Les travaux dans les mines de Kongens (du Roi) et d’Armens (des Pauvres) consistent en deux puits inclinés suivant les filons, qui à 130 mètres environ de la surface du sol se divisent en plusieurs parties, réunies a nouveau en un seul à parti de 395 mètres.

Les mines de Kongens et Armens sont proches l’une de l’autre et sont réunies par plusieurs galeries horizontales. On aperçoit deux d’entre elles sur le croquis du centre : celle de Frédéric et celle plus profonde de Christian VII.

Croquis du sous-sol des mines de Kongsberg, Léon Janet, 1883, J 1883 (717).

 

La galerie de Frédéric débouche sur le flanc de la montagne. Elle fait 1100 mètres de longueur et rencontre les puits de Kongens et Armens à 218 mètre en dessous de la surface du sol. Elle sert à l’écoulement des eaux et à l’extraction du minerai.

La grande galerie Christian VII est relativement récente dans l’histoire de la mine. Elle a été commencée depuis plus de 80 ans quand Nivoit visite Kongsberg en 1864. Elle rencontre les travaux à 312 mètres au dessous de la surface. Elle est loin d’être terminée selon Nivoit car elle n’a qu’une longueur de 1978 mètres. Elle est destinée à devenir l’unique voie par laquelle se fera l’extraction du minerai.

Nivoit commente que les travaux ont lieu moins fréquemment au-dessus de la galerie de Frédéric. Le minerai proche de la surface a du être entièrement exploité et donc on creuse plus profondément.

Quand Henri Poincaré visite Kongsberg en 1878, il note que quatre mines sont en activités.

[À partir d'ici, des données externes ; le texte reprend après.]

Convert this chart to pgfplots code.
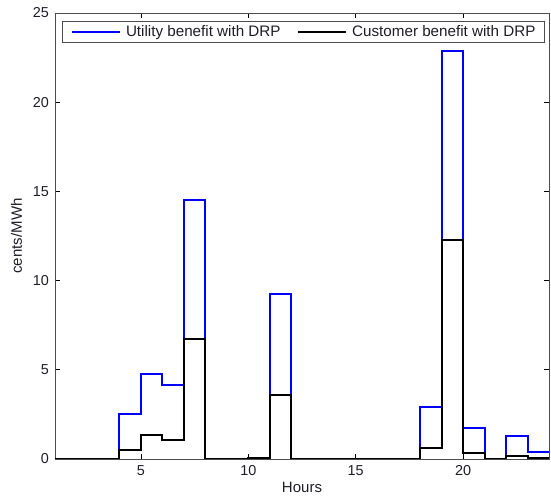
\documentclass[border=0pt]{standalone}
\usepackage{pgfplots}
\pgfplotsset{compat=1.18}
\usepackage{fontspec}
\setmainfont{Liberation Sans}
\definecolor{txt}{RGB}{30,30,40}
\begin{document}
\begin{tikzpicture}
\begin{axis}[
  name=ax,
  scale only axis,
  width=494pt, height=446pt,
  xmin=1, xmax=24, ymin=0, ymax=25,
  xtick={5,10,15,20}, ytick={0,5,10,15,20,25},
  tick align=inside,
  xtick pos=both, ytick pos=both,
  major tick length=5pt,
  tick style={black, line width=0.6pt},
  axis line style={black!70, line width=0.8pt},
  ticklabel style={font=\fontsize{14.4}{16}\selectfont, text=txt, inner sep=0pt},
  xticklabel style={anchor=base, yshift=-17pt},
  yticklabel style={anchor=east, xshift=-6pt},
  /pgf/number format/assume math mode=true,
  xlabel={Hours}, ylabel={cents/MWh},
  every axis x label/.style={at={(axis description cs:0.5,-0.0762)}, anchor=base,
    font=\fontsize{15}{17}\selectfont, text=txt, inner sep=0pt},
  every axis y label/.style={at={(axis description cs:-0.0669,0.5)}, rotate=90, anchor=base,
    font=\fontsize{15}{17}\selectfont, text=txt, inner sep=0pt},
  legend columns=2,
  legend style={at={(axis description cs:0.0142,0.9827)}, anchor=north west,
    font=\fontsize{15.2}{17}\selectfont, text=txt,
    draw=black!70, line width=0.8pt, inner xsep=9pt, inner ysep=4.5pt,
    nodes={inner sep=0pt},
    /tikz/every odd column/.style={column sep=5pt},
    /tikz/every even column/.style={column sep=17pt}},
  legend image code/.code={\draw[#1, line width=1.6pt] (0pt,0pt) -- (48pt,0pt);},
]
\addplot[const plot, blue, line width=2pt] coordinates {
(1,0) (2,0) (3,0) (4,2.55) (5,4.75) (6,4.12) (7,14.5) (8,0) (9,0) (10,0.05)
(11,9.25) (12,0) (13,0) (14,0) (15,0) (16,0) (17,0) (18,2.92) (19,22.85)
(20,1.75) (21,0) (22,1.28) (23,0.37) (24,0.37)};
\addlegendentry{Utility benefit with DRP}
\addplot[const plot, black, line width=2pt] coordinates {
(1,0) (2,0) (3,0) (4,0.53) (5,1.35) (6,1.05) (7,6.7) (8,0) (9,0) (10,0.08)
(11,3.6) (12,0) (13,0) (14,0) (15,0) (16,0) (17,0) (18,0.6) (19,12.3)
(20,0.32) (21,0) (22,0.17) (23,0.06) (24,0.06)};
\addlegendentry{Customer benefit with DRP}
\end{axis}
\pgfresetboundingbox
\path ([shift={(-55pt,-38pt)}]ax.south west) rectangle ([shift={(2pt,13pt)}]ax.north east);
\end{tikzpicture}
\end{document}
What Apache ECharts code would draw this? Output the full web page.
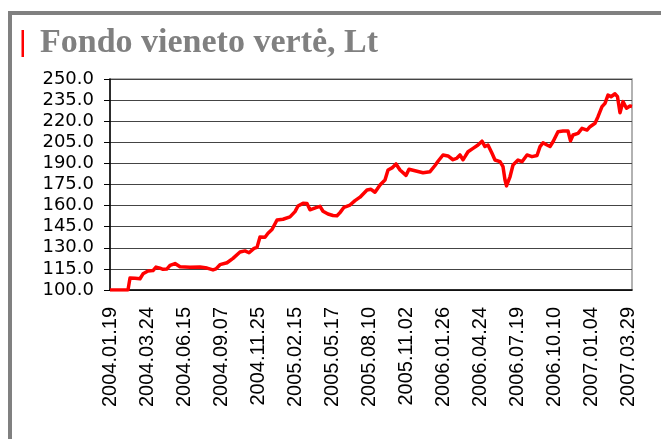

Léon Janet donne son avis sur Kongsberg en 1883 : “Il est peu de mines ayant éprouvé plus de vicissitudes que celles de Kongsberg. On peut se les expliquer facilement si l’on considère que le gîte offre une succession de parties riches et pauvres dès lors lorsqu’on exploite les parties pauvres, les dépenses ne peuvent être payées par les produits mais la découverte de massifs riches donne lieu immédiatement à d’énormes bénéfices“. J 1883 (717)

 

La préparation mécanique

Dans son mémoire de 1879, Henri Poincaré explique en détail tout le processus de transformation du minerai. Le minerais extrait des mines est trié à la main et concassé au marteau (le scheidage). Puis il est bocardé (broyé) et lavé dans les ateliers de préparation mécanique.

Il relève que “la méthode métallurgique et les appareils qui servent à l’appliquer sont déjà relativement fort anciens car ils remontent à plus de vingt ans” mais donnent toutefois des bons résultats. Un des deux ateliers de préparation est vieux de quinze ans mais l’autre a pu, selon Poincaré, profiter des derniers perfectionnements même si tous les appareils ne sont pas encore installés.

Le traitement métallurgique a lieu dans la ville de Kongsberg. Il comprend douze étapes dont plusieurs fusions, du grillage et du raffinage.

Lors de l’année de passage de Poincaré, la mine absorbe le plus de dépenses, près de cinq fois plus que l’usine. On y ajoute les travaux sur les voies de communication et des conduits d’eau et les frais généraux comme les secours aux ouvriers. Cela a coûté 700 000 francs. Le kilo d’argent revient à 175 francs.

Poincaré continue son analyse économique en ajoutant que l’État ne gagne de l’argent que dans deux mines sur quatre et que cela dure depuis trente ans. C’est le Storting (Parlement norvégien) qui décide du budget alloué aux mines de Kongsberg.

Kongsberg est un des rares endroits qui possède du minerai natif, c’est-à-dire pur. Il nécessite donc moins de traitement pour la transformer en produit utilisable. Il est donc moins coûteux et selon Poincaré, c’est cela qui sauve le centre.

Plan des ateliers de Kongsberg, Jean Charles Galissard de Marignac, 1839, M 1839 (133).

Dans la conclusion de son journal de voyage de 1883, Léon Janet dresse un portrait péjoratif de l’industrie minéralurgique scandinave. Toutefois, Kongsberg est le seul site qui donne de « beaux bénéfices » quand tous les autres ont été abandonnés ou reconvertis. Galissard de Marignac note en 1839 que seulement deux mines sont exploitées. En 1861, Nivoit en compte trois et Poincaré en compte quatre en 1879. Selon les chiffres données par Galissard de Marignac, la production a été à son plus bas de 1805 à 1815 et remonterait sans toutefois atteindre son niveau originel. Les élèves en visite à Kongsberg auraient donc été témoins d’une légère renaissance du grand centre argentifère norvégien.